Democrat candidate Martin O’Malley’s recent iteration takes a different approach. His stated goal is to lower tuition costs to no more than 10% of a state’s median income at four-year public universities and no more than 5% of median income at two-year public institutions.

The proposal would restore federal funding levels to states, refinance existing student loans and tie minimum repayment to the state’s average income. Finally, O’Malley would cap public institution tuition rates, increase Pell Grants and expand Work Study programmes.

Jim Webb, who recently announced that he would be joining the race for the Democratic nomination for president, took a different path. He says he would address the student loan debt issue and emphasise adult education. As president he would explore public service as a means to writing off a student loan.

Only after the bulk of the other aspiring Democratic candidates had offered their tuition relief schemes did the frontrunner, Hillary Clinton, offer her proposal entitled the New College Compact. The projected cost of US$350 billion over 10 years will be funded by a tax code change. It would enable students to earn their degrees at public institutions without the need to draw loans to pay for their tuition. One appealing requirement is that institutions would have to control their expenses.

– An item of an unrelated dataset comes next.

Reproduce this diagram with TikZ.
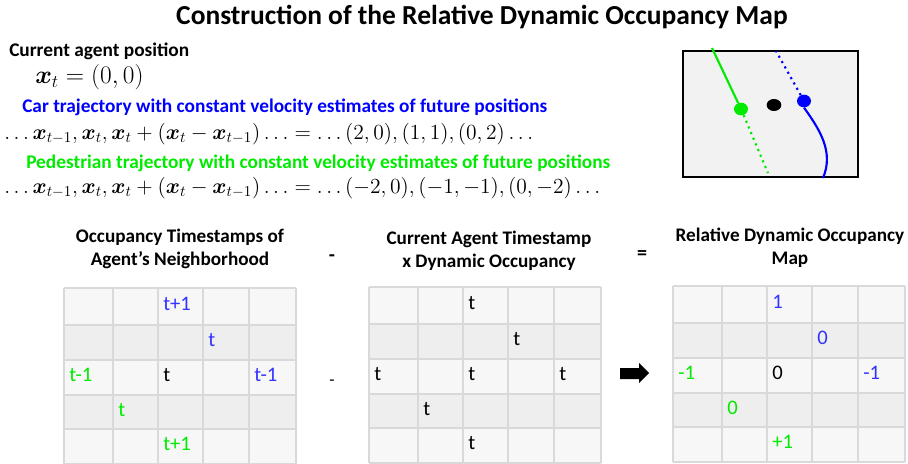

While not a candidate, Senator Elizabeth Warren suggested an alternative remedy in a recent address to a national labour group. Rather than focusing primarily on what students must pay, she also aimed at institutional accountability in exchange for restoring and increasing federal institutional funding. Warren wants a new federal programme that would provide funds to states that make some public higher education options so inexpensive that borrowing would not be required.

In spite of their populist appeal, the differences among the proposals may well prevent consensus after the long election cycle. These campaign proposals should have already attracted quite a bit of opposition from key stakeholders. With no or at least much lower tuition fees at public institutions, the student loan industry will stand to lose a major segment of its market.

Private and non-minority servicing institutions are likely to lobby for access to any evolving programme in the name of fairness. As more exceptions are included, the cost to taxpayers will draw at least expressions of opposition.

The prospect of these promised funds carries the prospect of additional government regulation. Many state and academic leaders may be wary of any funding programme that goes beyond the traditional constraints and influence tied to federal support. I suspect that there are many of these stakeholders who will not be too sad when the election campaigns and the populist ideas fade from memory.

Finally, Republican 2016 candidates and the current majority party have been largely silent on relief for college costs. Their silence should be no surprise with the party’s core distaste for giveaway programmes, budget growth and government expansion.

In spite of its populist appeal, free tuition has a long and uncertain path ahead. In the interval US institutions should pay more attention to planning for their financial sustainability without continued overdependence on student fees.

William Patrick Leonard is a professor at SolBridge International School of Business, Daejeon, Republic of Korea.